NAA History Series: Part 2
by Stuart Nixon, Contributing Editor
You have heard it said that the only difference between men and boys is the size of their toys.
If you harbor any doubt on this point, consider the history of NAA.
In Part 1 of this series, we reported that the Association’s true beginnings can be traced back beyond the Wright Brothers to two developments in the 1870s, when Wilbur and Orville were still children. As strange as that claim may sound, it happened as follows: the two developments in question came together in a roundabout way to contribute to the invention of the airplane in 1903 and to formation of a national aviation organization–the Aero Club of America, NAA’s predecessor–in 1905.
The two developments were: (1) the engineering of a practical internal-combustion engine, and (2) the engineering of a practical bicycle.
The inclusion of an engine on this list will come as no surprise to modern readers, but the inclusion of the bicycle might. What about the bicycle could make it rank with the internal-combustion engine as a significant factor in either the airplane’s origins or NAA’s story?
Part of the answer, as we mentioned in Part 1, is that improvements in bicycle design in the 1870s turned the bicycle into a hot consumer product in the 1880s and 1890s. That’s what led the Wright Brothers to open a bicycle shop in Dayton, Ohio, in 1893. Either by chance or by providence, depending on your point of view, opening the shop meant the brothers had both the opportunity and the physical resources (tools, workspace, etc.) to experiment with mechanical devices.

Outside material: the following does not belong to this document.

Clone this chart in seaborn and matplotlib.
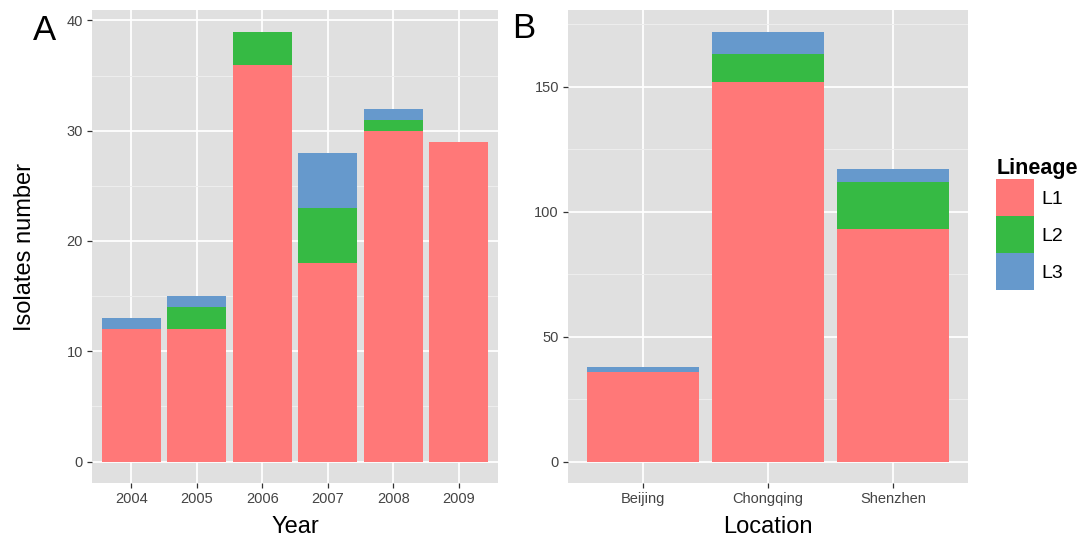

Not incidentally, they also had the services of a shop assistant, Charlie Taylor, an experienced machinist who joined them in 1901and subsequently did most of the work building a gasoline engine for them for their 1903 Flyer.
Not nearly as easy to discern when we look back at the late 1800s is the indirect influence of the bicycle on aviation’s future. The bicycle’s success had two unintended consequences for American society that helped generate interest in aeronautics and set the stage for the emergence of the Aero Club just two years after the Wright Brothers’ Flyer made its debut at Kitty Hawk.
The first effect of the bicycle was to change the idea of personal transportation. As hard as it is to imagine today, the world of 100 years ago was still largely defined by the horse as the primary short-haul mover of people and goods on land. Railroads had revolutionized intercity travel, but horses remained a mainstay of everyday experience. In fact, according to one source, the “bicycle actually evolved from a little wooden horse with a fixed front wheel, which was invented in France in the 1790s.” The bicycle thus became, in one sense, the first horseless carriage.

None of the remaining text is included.